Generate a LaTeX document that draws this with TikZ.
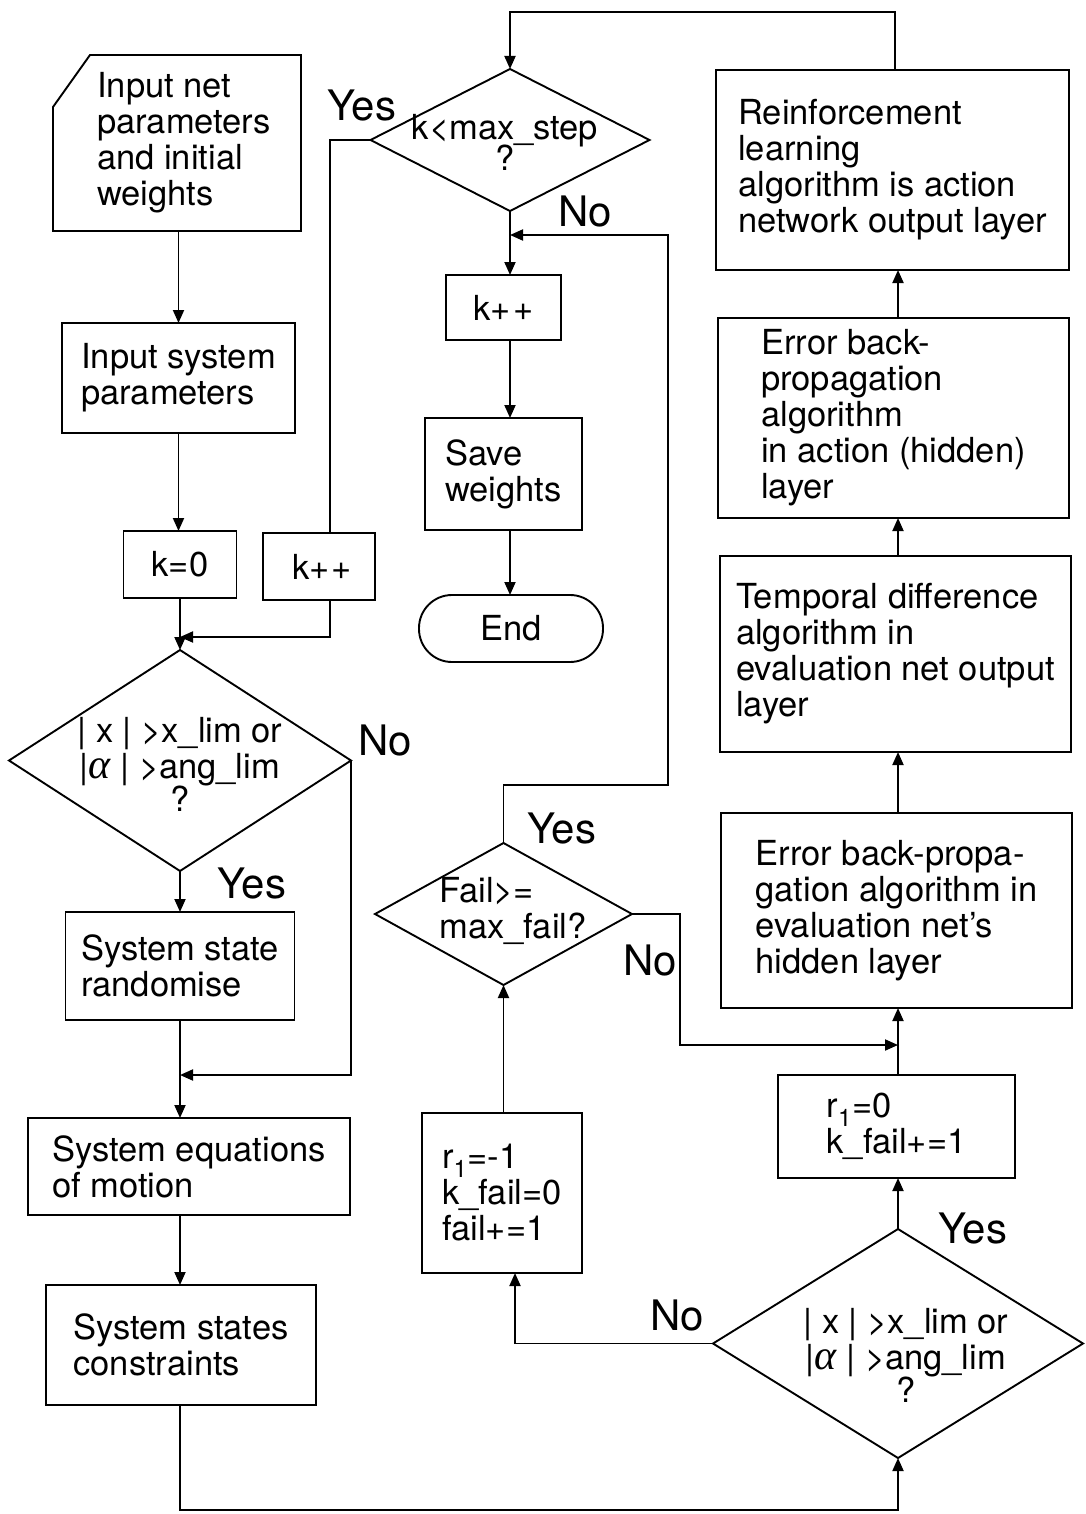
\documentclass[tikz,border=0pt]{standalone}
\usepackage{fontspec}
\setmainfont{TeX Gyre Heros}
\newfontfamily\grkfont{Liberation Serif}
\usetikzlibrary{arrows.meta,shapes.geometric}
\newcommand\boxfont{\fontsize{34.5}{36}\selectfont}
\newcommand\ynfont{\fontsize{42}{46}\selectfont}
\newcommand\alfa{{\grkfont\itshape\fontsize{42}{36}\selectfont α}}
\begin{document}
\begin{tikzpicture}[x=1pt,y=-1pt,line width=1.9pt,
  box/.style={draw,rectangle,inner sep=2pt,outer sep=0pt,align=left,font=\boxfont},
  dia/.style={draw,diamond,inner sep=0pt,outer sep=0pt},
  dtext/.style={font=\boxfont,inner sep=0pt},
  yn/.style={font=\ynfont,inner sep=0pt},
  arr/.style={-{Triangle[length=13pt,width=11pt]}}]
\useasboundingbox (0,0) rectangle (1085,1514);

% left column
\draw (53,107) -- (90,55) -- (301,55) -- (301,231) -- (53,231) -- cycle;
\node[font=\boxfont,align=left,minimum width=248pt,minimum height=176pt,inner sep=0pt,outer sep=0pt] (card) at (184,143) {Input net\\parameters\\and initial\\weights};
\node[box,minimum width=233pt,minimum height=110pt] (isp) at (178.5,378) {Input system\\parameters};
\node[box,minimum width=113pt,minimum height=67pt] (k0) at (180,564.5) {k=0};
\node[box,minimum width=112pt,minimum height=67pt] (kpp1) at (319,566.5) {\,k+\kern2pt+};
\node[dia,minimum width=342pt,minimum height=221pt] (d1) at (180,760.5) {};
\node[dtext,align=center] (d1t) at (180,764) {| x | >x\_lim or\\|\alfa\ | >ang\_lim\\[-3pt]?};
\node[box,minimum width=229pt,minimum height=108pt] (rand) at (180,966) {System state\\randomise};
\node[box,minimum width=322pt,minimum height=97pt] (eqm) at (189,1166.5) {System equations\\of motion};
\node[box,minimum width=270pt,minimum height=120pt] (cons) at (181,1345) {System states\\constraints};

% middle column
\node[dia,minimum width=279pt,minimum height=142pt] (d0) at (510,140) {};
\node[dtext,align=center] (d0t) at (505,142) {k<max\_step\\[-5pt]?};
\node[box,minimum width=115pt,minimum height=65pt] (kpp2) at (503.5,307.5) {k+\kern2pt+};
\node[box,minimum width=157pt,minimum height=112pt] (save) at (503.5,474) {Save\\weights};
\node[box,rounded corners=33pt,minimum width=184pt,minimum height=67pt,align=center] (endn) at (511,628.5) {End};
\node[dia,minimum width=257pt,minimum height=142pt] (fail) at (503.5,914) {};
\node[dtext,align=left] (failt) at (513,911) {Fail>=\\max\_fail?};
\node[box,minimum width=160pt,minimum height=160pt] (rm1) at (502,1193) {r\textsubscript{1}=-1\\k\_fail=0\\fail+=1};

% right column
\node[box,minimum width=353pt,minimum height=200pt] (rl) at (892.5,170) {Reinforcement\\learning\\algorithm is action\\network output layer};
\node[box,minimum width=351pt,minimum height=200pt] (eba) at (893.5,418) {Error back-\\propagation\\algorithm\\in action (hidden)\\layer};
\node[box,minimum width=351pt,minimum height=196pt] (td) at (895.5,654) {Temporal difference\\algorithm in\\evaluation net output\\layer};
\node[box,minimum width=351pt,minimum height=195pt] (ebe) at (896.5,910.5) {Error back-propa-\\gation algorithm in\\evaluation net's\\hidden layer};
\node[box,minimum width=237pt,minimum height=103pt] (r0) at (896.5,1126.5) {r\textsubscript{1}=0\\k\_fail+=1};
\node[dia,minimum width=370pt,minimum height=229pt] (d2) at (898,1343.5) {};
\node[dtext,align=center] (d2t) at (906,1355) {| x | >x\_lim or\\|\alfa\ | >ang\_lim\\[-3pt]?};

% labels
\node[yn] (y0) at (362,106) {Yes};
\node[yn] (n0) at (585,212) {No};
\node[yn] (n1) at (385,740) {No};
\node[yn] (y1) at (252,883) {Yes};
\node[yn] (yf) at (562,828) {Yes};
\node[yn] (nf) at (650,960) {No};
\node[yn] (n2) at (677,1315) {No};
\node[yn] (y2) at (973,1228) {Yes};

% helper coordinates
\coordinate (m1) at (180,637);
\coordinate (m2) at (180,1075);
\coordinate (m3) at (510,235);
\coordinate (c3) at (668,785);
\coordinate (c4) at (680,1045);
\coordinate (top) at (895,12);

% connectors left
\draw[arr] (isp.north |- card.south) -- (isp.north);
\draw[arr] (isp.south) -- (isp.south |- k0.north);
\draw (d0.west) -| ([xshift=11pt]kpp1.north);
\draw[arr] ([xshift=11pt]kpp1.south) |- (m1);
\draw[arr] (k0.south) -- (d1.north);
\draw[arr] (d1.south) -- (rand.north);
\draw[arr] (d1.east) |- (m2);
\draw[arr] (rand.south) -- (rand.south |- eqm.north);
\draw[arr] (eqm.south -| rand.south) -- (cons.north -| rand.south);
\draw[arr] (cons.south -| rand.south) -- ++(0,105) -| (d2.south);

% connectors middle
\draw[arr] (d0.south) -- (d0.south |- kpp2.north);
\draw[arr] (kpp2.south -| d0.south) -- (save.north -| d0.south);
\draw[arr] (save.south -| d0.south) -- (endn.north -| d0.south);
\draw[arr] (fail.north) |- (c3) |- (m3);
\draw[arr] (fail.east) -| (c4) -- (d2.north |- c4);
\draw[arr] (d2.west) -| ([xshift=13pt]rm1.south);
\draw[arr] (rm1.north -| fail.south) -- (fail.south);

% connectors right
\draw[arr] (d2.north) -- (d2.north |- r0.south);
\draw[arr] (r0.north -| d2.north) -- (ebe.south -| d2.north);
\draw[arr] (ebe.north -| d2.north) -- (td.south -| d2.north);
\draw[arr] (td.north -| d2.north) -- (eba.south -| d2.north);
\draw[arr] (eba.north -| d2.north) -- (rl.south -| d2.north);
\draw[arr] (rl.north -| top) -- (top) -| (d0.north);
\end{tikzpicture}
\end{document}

● ● ● ● ● ● ●

• _Your objective_: Quote the material exactly. Pictures stay out.

• _Exercise response_:
Generate a LaTeX document that draws this with TikZ.
\documentclass[tikz,border=0pt]{standalone}
\usepackage{fontspec}
\setmainfont{TeX Gyre Heros}
\newfontfamily\grkfont{Liberation Serif}
\usetikzlibrary{arrows.meta,shapes.geometric}
\newcommand\boxfont{\fontsize{34.5}{36}\selectfont}
\newcommand\ynfont{\fontsize{42}{46}\selectfont}
\newcommand\alfa{{\grkfont\itshape\fontsize{42}{36}\selectfont α}}
\begin{document}
\begin{tikzpicture}[x=1pt,y=-1pt,line width=1.9pt,
  box/.style={draw,rectangle,inner sep=2pt,outer sep=0pt,align=left,font=\boxfont},
  dia/.style={draw,diamond,inner sep=0pt,outer sep=0pt},
  dtext/.style={font=\boxfont,inner sep=0pt},
  yn/.style={font=\ynfont,inner sep=0pt},
  arr/.style={-{Triangle[length=13pt,width=11pt]}}]
\useasboundingbox (0,0) rectangle (1085,1514);

% left column
\draw (53,107) -- (90,55) -- (301,55) -- (301,231) -- (53,231) -- cycle;
\node[font=\boxfont,align=left,minimum width=248pt,minimum height=176pt,inner sep=0pt,outer sep=0pt] (card) at (184,143) {Input net\\parameters\\and initial\\weights};
\node[box,minimum width=233pt,minimum height=110pt] (isp) at (178.5,378) {Input system\\parameters};
\node[box,minimum width=113pt,minimum height=67pt] (k0) at (180,564.5) {k=0};
\node[box,minimum width=112pt,minimum height=67pt] (kpp1) at (319,566.5) {\,k+\kern2pt+};
\node[dia,minimum width=342pt,minimum height=221pt] (d1) at (180,760.5) {};
\node[dtext,align=center] (d1t) at (180,764) {| x | >x\_lim or\\|\alfa\ | >ang\_lim\\[-3pt]?};
\node[box,minimum width=229pt,minimum height=108pt] (rand) at (180,966) {System state\\randomise};
\node[box,minimum width=322pt,minimum height=97pt] (eqm) at (189,1166.5) {System equations\\of motion};
\node[box,minimum width=270pt,minimum height=120pt] (cons) at (181,1345) {System states\\constraints};

% middle column
\node[dia,minimum width=279pt,minimum height=142pt] (d0) at (510,140) {};
\node[dtext,align=center] (d0t) at (505,142) {k<max\_step\\[-5pt]?};
\node[box,minimum width=115pt,minimum height=65pt] (kpp2) at (503.5,307.5) {k+\kern2pt+};
\node[box,minimum width=157pt,minimum height=112pt] (save) at (503.5,474) {Save\\weights};
\node[box,rounded corners=33pt,minimum width=184pt,minimum height=67pt,align=center] (endn) at (511,628.5) {End};
\node[dia,minimum width=257pt,minimum height=142pt] (fail) at (503.5,914) {};
\node[dtext,align=left] (failt) at (513,911) {Fail>=\\max\_fail?};
\node[box,minimum width=160pt,minimum height=160pt] (rm1) at (502,1193) {r\textsubscript{1}=-1\\k\_fail=0\\fail+=1};

% right column
\node[box,minimum width=353pt,minimum height=200pt] (rl) at (892.5,170) {Reinforcement\\learning\\algorithm is action\\network output layer};
\node[box,minimum width=351pt,minimum height=200pt] (eba) at (893.5,418) {Error back-\\propagation\\algorithm\\in action (hidden)\\layer};
\node[box,minimum width=351pt,minimum height=196pt] (td) at (895.5,654) {Temporal difference\\algorithm in\\evaluation net output\\layer};
\node[box,minimum width=351pt,minimum height=195pt] (ebe) at (896.5,910.5) {Error back-propa-\\gation algorithm in\\evaluation net's\\hidden layer};
\node[box,minimum width=237pt,minimum height=103pt] (r0) at (896.5,1126.5) {r\textsubscript{1}=0\\k\_fail+=1};
\node[dia,minimum width=370pt,minimum height=229pt] (d2) at (898,1343.5) {};
\node[dtext,align=center] (d2t) at (906,1355) {| x | >x\_lim or\\|\alfa\ | >ang\_lim\\[-3pt]?};

% labels
\node[yn] (y0) at (362,106) {Yes};
\node[yn] (n0) at (585,212) {No};
\node[yn] (n1) at (385,740) {No};
\node[yn] (y1) at (252,883) {Yes};
\node[yn] (yf) at (562,828) {Yes};
\node[yn] (nf) at (650,960) {No};
\node[yn] (n2) at (677,1315) {No};
\node[yn] (y2) at (973,1228) {Yes};

% helper coordinates
\coordinate (m1) at (180,637);
\coordinate (m2) at (180,1075);
\coordinate (m3) at (510,235);
\coordinate (c3) at (668,785);
\coordinate (c4) at (680,1045);
\coordinate (top) at (895,12);

% connectors left
\draw[arr] (isp.north |- card.south) -- (isp.north);
\draw[arr] (isp.south) -- (isp.south |- k0.north);
\draw (d0.west) -| ([xshift=11pt]kpp1.north);
\draw[arr] ([xshift=11pt]kpp1.south) |- (m1);
\draw[arr] (k0.south) -- (d1.north);
\draw[arr] (d1.south) -- (rand.north);
\draw[arr] (d1.east) |- (m2);
\draw[arr] (rand.south) -- (rand.south |- eqm.north);
\draw[arr] (eqm.south -| rand.south) -- (cons.north -| rand.south);
\draw[arr] (cons.south -| rand.south) -- ++(0,105) -| (d2.south);

% connectors middle
\draw[arr] (d0.south) -- (d0.south |- kpp2.north);
\draw[arr] (kpp2.south -| d0.south) -- (save.north -| d0.south);
\draw[arr] (save.south -| d0.south) -- (endn.north -| d0.south);
\draw[arr] (fail.north) |- (c3) |- (m3);
\draw[arr] (fail.east) -| (c4) -- (d2.north |- c4);
\draw[arr] (d2.west) -| ([xshift=13pt]rm1.south);
\draw[arr] (rm1.north -| fail.south) -- (fail.south);

% connectors right
\draw[arr] (d2.north) -- (d2.north |- r0.south);
\draw[arr] (r0.north -| d2.north) -- (ebe.south -| d2.north);
\draw[arr] (ebe.north -| d2.north) -- (td.south -| d2.north);
\draw[arr] (td.north -| d2.north) -- (eba.south -| d2.north);
\draw[arr] (eba.north -| d2.north) -- (rl.south -| d2.north);
\draw[arr] (rl.north -| top) -- (top) -| (d0.north);
\end{tikzpicture}
\end{document}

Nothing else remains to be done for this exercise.